- _Exercise details_
Copy the lines of the data below exactly, starting at the first and stopping after the line that contains "0.91, 1.00, 1.30, 1.62, 1.99, 1.62, 1.42, 1.35, 1.29, 1.17];"; include no pictures.

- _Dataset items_
** BEGIN **

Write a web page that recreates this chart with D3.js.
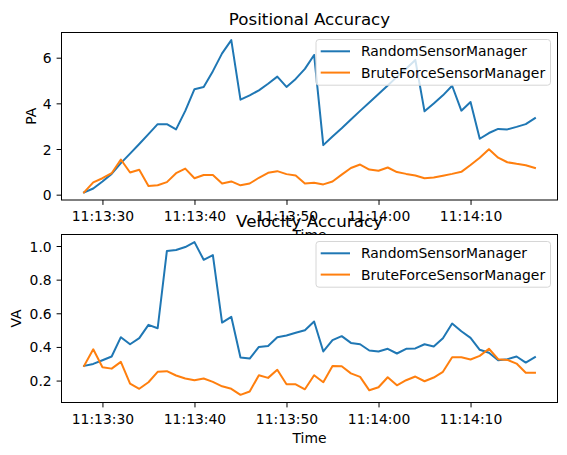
<!DOCTYPE html>
<html>
<head>
<meta charset="utf-8">
<script src="https://cdn.jsdelivr.net/npm/d3@7"></script>
<style>
	body { margin: 0; background: #fff; }
	svg { display: block; font-family: "DejaVu Sans", sans-serif; }
</style>
</head>
<body>
<svg id="chart" width="567" height="455"></svg>
<script>
// data, one sample per second starting 11:13:28
var startTime = "11:13:28";
var seriesNames = ["RandomSensorManager", "BruteForceSensorManager"];
var xTickLabels = ["11:13:30", "11:13:40", "11:13:50", "11:14:00", "11:14:10"];

var paRandom = [0.10, 0.27, 0.58, 0.91, 1.38, 1.80, 2.22, 2.65, 3.09, 3.09,
	2.86, 3.67, 4.62, 4.72, 5.41, 6.19, 6.77, 4.16, 4.35, 4.57,
	4.86, 5.17, 4.72, 5.07, 5.51, 6.12, 2.17, 2.55, 2.91, 3.29,
	3.67, 4.04, 4.41, 4.78, 5.16, 5.52, 5.90, 3.65, 3.99, 4.35,
	4.77, 3.68, 4.06, 2.45, 2.70, 2.88, 2.86, 2.97, 3.09, 3.35];
var paBrute = [0.10, 0.54, 0.72, 0.94, 1.54, 0.97, 1.09, 0.38, 0.41, 0.55,
	0.94, 1.14, 0.72, 0.86, 0.86, 0.49, 0.58, 0.41, 0.49, 0.74,
	0.96, 1.03, 0.90, 0.84, 0.49, 0.52, 0.45, 0.58, 0.88, 1.17,
	1.32, 1.10, 1.05, 1.19, 0.99, 0.91, 0.84, 0.72, 0.75, 0.83,
	0.91, 1.00, 1.30, 1.62, 1.99, 1.62, 1.42, 1.35, 1.29, 1.17];

var vaRandom = [0.287, 0.299, 0.321, 0.343, 0.458, 0.416, 0.452, 0.531, 0.511, 0.970,
	0.976, 0.994, 1.023, 0.918, 0.946, 0.545, 0.579, 0.337, 0.331, 0.400,
	0.406, 0.458, 0.468, 0.484, 0.499, 0.551, 0.373, 0.440, 0.464, 0.424,
	0.416, 0.379, 0.373, 0.389, 0.361, 0.389, 0.391, 0.416, 0.402, 0.452,
	0.539, 0.493, 0.454, 0.383, 0.365, 0.321, 0.327, 0.343, 0.307, 0.339];
var vaBrute = [0.287, 0.386, 0.279, 0.271, 0.311, 0.182, 0.151, 0.190, 0.252, 0.256,
	0.230, 0.212, 0.202, 0.212, 0.192, 0.166, 0.151, 0.115, 0.135, 0.232,
	0.216, 0.264, 0.178, 0.178, 0.148, 0.232, 0.190, 0.287, 0.285, 0.243,
	0.222, 0.142, 0.160, 0.220, 0.172, 0.202, 0.224, 0.196, 0.218, 0.252,
	0.339, 0.339, 0.325, 0.347, 0.389, 0.327, 0.323, 0.301, 0.246, 0.246];

var paTicks = [0, 2, 4, 6];
var vaTicks = [0.2, 0.4, 0.6, 0.8, 1.0];

////
var Config = {
	left: 61.5, right: 557.5,
	panels: [
		{ top: 32.5, bottom: 200, title: "Positional Accuracy", ylabel: "PA", ylabelX: 35.5,
		  series: [paRandom, paBrute], ticks: paTicks, fmt: d3.format("d") },
		{ top: 234.5, bottom: 402.5, title: "Velocity Accuracy", ylabel: "VA", ylabelX: 20.5,
		  series: [vaRandom, vaBrute], ticks: vaTicks, fmt: d3.format(".1f") }
	],
	colors: ["#1f77b4", "#ff7f0e"],
	fontSize: 13.9,
	titleSize: 16.7,
	tickLen: 4.9,
	lineWidth: 2
};

var parseTime = d3.timeParse("%H:%M:%S");
var t0 = parseTime(startTime);
var times = paRandom.map(function(d, i){ return d3.timeSecond.offset(t0, i); });

// matplotlib style 5% margins
function padded(extent){
	var span = extent[1] - extent[0];
	return [extent[0] - span*0.05, extent[1] + span*0.05];
}

var tExt = d3.extent(times, function(d){ return +d; });
var x = d3.scaleTime()
	.domain(padded(tExt).map(function(v){ return new Date(v); }))
	.range([Config.left, Config.right]);
var xTicks = xTickLabels.map(parseTime);

var svg = d3.select("#chart");

function drawPanel(p){
	var all = p.series[0].concat(p.series[1]);
	var y = d3.scaleLinear().domain(padded(d3.extent(all))).range([p.bottom, p.top]);
	var g = svg.append("g");

	// axes background covers whatever was drawn beneath (matplotlib overlap)
	g.append("rect")
		.attr("x", Config.left).attr("y", p.top)
		.attr("width", Config.right - Config.left).attr("height", p.bottom - p.top)
		.attr("fill", "#fff");

	var clipId = "clip" + p.ylabel;
	g.append("clipPath").attr("id", clipId).append("rect")
		.attr("x", Config.left).attr("y", p.top)
		.attr("width", Config.right - Config.left).attr("height", p.bottom - p.top);

	var line = d3.line()
		.x(function(d, i){ return x(times[i]); })
		.y(function(d){ return y(d); });

	p.series.forEach(function(s, k){
		g.append("path")
			.datum(s)
			.attr("d", line)
			.attr("fill", "none")
			.attr("stroke", Config.colors[k])
			.attr("stroke-width", Config.lineWidth)
			.attr("stroke-linejoin", "round")
			.attr("stroke-linecap", "square")
			.attr("clip-path", "url(#" + clipId + ")");
	});

	var xAxis = d3.axisBottom(x).tickValues(xTicks)
		.tickFormat(d3.timeFormat("%H:%M:%S"))
		.tickSizeInner(Config.tickLen).tickSizeOuter(0).tickPadding(4.9);
	var gx = g.append("g").attr("transform", "translate(0," + p.bottom + ")").call(xAxis);

	var yAxis = d3.axisLeft(y).tickValues(p.ticks).tickFormat(p.fmt)
		.tickSizeInner(Config.tickLen).tickSizeOuter(0).tickPadding(4.9);
	var gy = g.append("g").attr("transform", "translate(" + Config.left + ",0)").call(yAxis);

	[gx, gy].forEach(function(a){
		a.select(".domain").remove();
		a.selectAll("line").attr("stroke", "#000").attr("stroke-width", 1);
		a.selectAll("text").attr("fill", "#000").attr("font-size", Config.fontSize)
			.attr("font-family", "DejaVu Sans");
	});
	gx.selectAll("text").attr("dy", null).attr("y", 21);
	gy.selectAll("text").attr("dy", "0.36em");

	// frame
	g.append("rect")
		.attr("x", Config.left).attr("y", p.top)
		.attr("width", Config.right - Config.left).attr("height", p.bottom - p.top)
		.attr("fill", "none").attr("stroke", "#000").attr("stroke-width", 1);

	// legend, upper right
	var lg = g.append("g").attr("transform", "translate(" + 316 + "," + (p.top + 7) + ")");
	lg.append("rect")
		.attr("x", 0).attr("y", 0).attr("width", 234.5).attr("height", 45.7)
		.attr("rx", 3).attr("fill", "#fff").attr("fill-opacity", 0.8)
		.attr("stroke", "#d6d6d6").attr("stroke-width", 1);
	seriesNames.forEach(function(name, k){
		var cy = 11.8 + k*21.3;
		lg.append("line")
			.attr("x1", 4.7).attr("x2", 34).attr("y1", cy).attr("y2", cy)
			.attr("stroke", Config.colors[k]).attr("stroke-width", Config.lineWidth);
		lg.append("text")
			.attr("x", 45).attr("y", cy + 5)
			.attr("font-size", Config.fontSize).attr("fill", "#000")
			.text(name);
	});

	// labels
	g.append("text")
		.attr("x", (Config.left + Config.right)/2).attr("y", p.top - 7.4)
		.attr("text-anchor", "middle").attr("font-size", Config.titleSize)
		.text(p.title);
	g.append("text")
		.attr("x", (Config.left + Config.right)/2).attr("y", p.bottom + 40)
		.attr("text-anchor", "middle").attr("font-size", Config.fontSize)
		.text("Time");
	g.append("text")
		.attr("transform", "translate(" + p.ylabelX + "," + (p.top + p.bottom)/2 + ") rotate(-90)")
		.attr("text-anchor", "middle").attr("font-size", Config.fontSize)
		.text(p.ylabel);
}

Config.panels.forEach(drawPanel);
</script>
</body>
</html>
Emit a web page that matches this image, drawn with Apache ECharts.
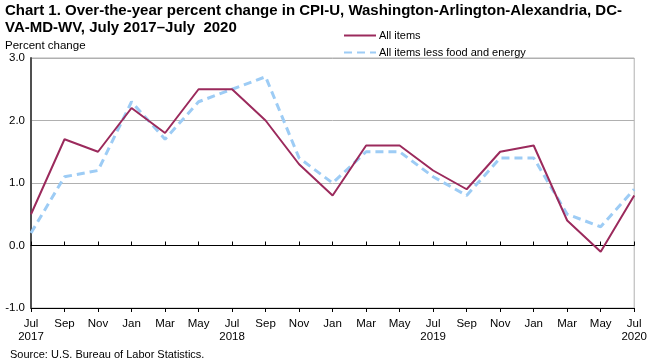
<!DOCTYPE html>
<html><head><meta charset="utf-8">
<script src="https://cdn.jsdelivr.net/npm/echarts@6/dist/echarts.min.js"></script>
<style>html,body{margin:0;padding:0;background:#fff}#c{width:650px;height:362px}</style>
</head><body><div id="c"></div>
<script>
var categories = ["Jul\n2017","Sep","Nov","Jan","Mar","May","Jul\n2018","Sep","Nov","Jan","Mar","May","Jul\n2019","Sep","Nov","Jan","Mar","May","Jul\n2020"];
var allItems = [0.5,1.7,1.5,2.2,1.8,2.5,2.5,2.0,1.3,0.8,1.6,1.6,1.2,0.9,1.5,1.6,0.4,-0.1,0.8];
var coreItems = [0.2,1.1,1.2,2.3,1.7,2.3,2.5,2.7,1.4,1.0,1.5,1.5,1.1,0.8,1.4,1.4,0.5,0.3,0.9];
var yTicks = {min:-1, max:3, interval:1};
var FONT = "Liberation Sans";
var chart = echarts.init(document.getElementById('c'), null, {renderer:'canvas'});
chart.setOption({
  animation:false,
  title:{text:"Chart 1. Over-the-year percent change in CPI-U, Washington-Arlington-Alexandria, DC-\nVA-MD-WV, July 2017\u2013July  2020", left:5, top:2, padding:0,
    textStyle:{fontFamily:FONT, fontSize:15, fontWeight:'bold', color:'#000', lineHeight:17}},
  legend:{orient:'vertical', left:343, top:30, padding:0, itemWidth:32, itemHeight:10, itemGap:6,
    itemStyle:{opacity:0},
    textStyle:{fontFamily:FONT, fontSize:11, color:'#000', padding:[0,0,0,-2]},
    data:['All items','All items less food and energy']},
  grid:{left:31, right:14, top:58, bottom:54, show:true, borderColor:'#b0b0b0', borderWidth:1},
  graphic:[
    {type:'text', left:5, top:40, style:{text:'Percent change', fontFamily:FONT, fontSize:11.5, fill:'#000'}},
    {type:'text', left:10, top:349, style:{text:'Source: U.S. Bureau of Labor Statistics.', fontFamily:FONT, fontSize:11, fill:'#000'}}
  ],
  xAxis:[
    {type:'category', data:categories, boundaryGap:false, position:'bottom',
      axisLine:{onZero:false, lineStyle:{color:'#b0b0b0'}}, axisTick:{show:false},
      axisLabel:{fontFamily:FONT, fontSize:11.5, color:'#000', margin:9, lineHeight:13, interval:0}},
    {type:'category', data:categories, boundaryGap:false, position:'bottom',
      axisLine:{onZero:true, lineStyle:{color:'#000', width:1}}, axisTick:{show:true, inside:true, length:4, lineStyle:{color:'#000'}, interval:0},
      axisLabel:{show:false}},
    {type:'category', data:categories, boundaryGap:false, position:'bottom',
      axisLine:{onZero:true, lineStyle:{color:'#000', width:1}}, axisTick:{show:true, inside:false, length:4, lineStyle:{color:'#000'}, interval:0},
      axisLabel:{show:false}}
  ],
  yAxis:{type:'value', min:yTicks.min, max:yTicks.max, interval:yTicks.interval,
    axisLine:{show:true, lineStyle:{color:'#505050', width:2}}, axisTick:{show:false},
    splitLine:{lineStyle:{color:'#b0b0b0', width:1}},
    axisLabel:{fontFamily:FONT, fontSize:11.5, color:'#000', margin:6, formatter:function(v){return v.toFixed(1);}}},
  series:[
    {name:'All items', type:'line', data:allItems, xAxisIndex:0, symbol:'none', z:3,
      lineStyle:{color:'#9B2A5C', width:2}, itemStyle:{color:'#9B2A5C'}},
    {name:'All items less food and energy', type:'line', data:coreItems, xAxisIndex:0, symbol:'none', z:2,
      lineStyle:{color:'#9DCCF5', width:3, type:[8,5]}, itemStyle:{color:'#9DCCF5'}},
    {type:'line', data:[], xAxisIndex:1, silent:true},
    {type:'line', data:[], xAxisIndex:2, silent:true}
  ]
});
</script></body></html>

** END **

- _Task response_
Write a web page that recreates this chart with D3.js.
<!DOCTYPE html>
<html>
<head>
<meta charset="utf-8">
<script src="https://cdn.jsdelivr.net/npm/d3@7"></script>
<style>
	body { margin: 0; background: #fff; }
	svg { display: block; font-family: "DejaVu Sans", sans-serif; }
</style>
</head>
<body>
<svg id="chart" width="567" height="455"></svg>
<script>
// data, one sample per second starting 11:13:28
var startTime = "11:13:28";
var seriesNames = ["RandomSensorManager", "BruteForceSensorManager"];
var xTickLabels = ["11:13:30", "11:13:40", "11:13:50", "11:14:00", "11:14:10"];

var paRandom = [0.10, 0.27, 0.58, 0.91, 1.38, 1.80, 2.22, 2.65, 3.09, 3.09,
	2.86, 3.67, 4.62, 4.72, 5.41, 6.19, 6.77, 4.16, 4.35, 4.57,
	4.86, 5.17, 4.72, 5.07, 5.51, 6.12, 2.17, 2.55, 2.91, 3.29,
	3.67, 4.04, 4.41, 4.78, 5.16, 5.52, 5.90, 3.65, 3.99, 4.35,
	4.77, 3.68, 4.06, 2.45, 2.70, 2.88, 2.86, 2.97, 3.09, 3.35];
var paBrute = [0.10, 0.54, 0.72, 0.94, 1.54, 0.97, 1.09, 0.38, 0.41, 0.55,
	0.94, 1.14, 0.72, 0.86, 0.86, 0.49, 0.58, 0.41, 0.49, 0.74,
	0.96, 1.03, 0.90, 0.84, 0.49, 0.52, 0.45, 0.58, 0.88, 1.17,
	1.32, 1.10, 1.05, 1.19, 0.99, 0.91, 0.84, 0.72, 0.75, 0.83,
	0.91, 1.00, 1.30, 1.62, 1.99, 1.62, 1.42, 1.35, 1.29, 1.17];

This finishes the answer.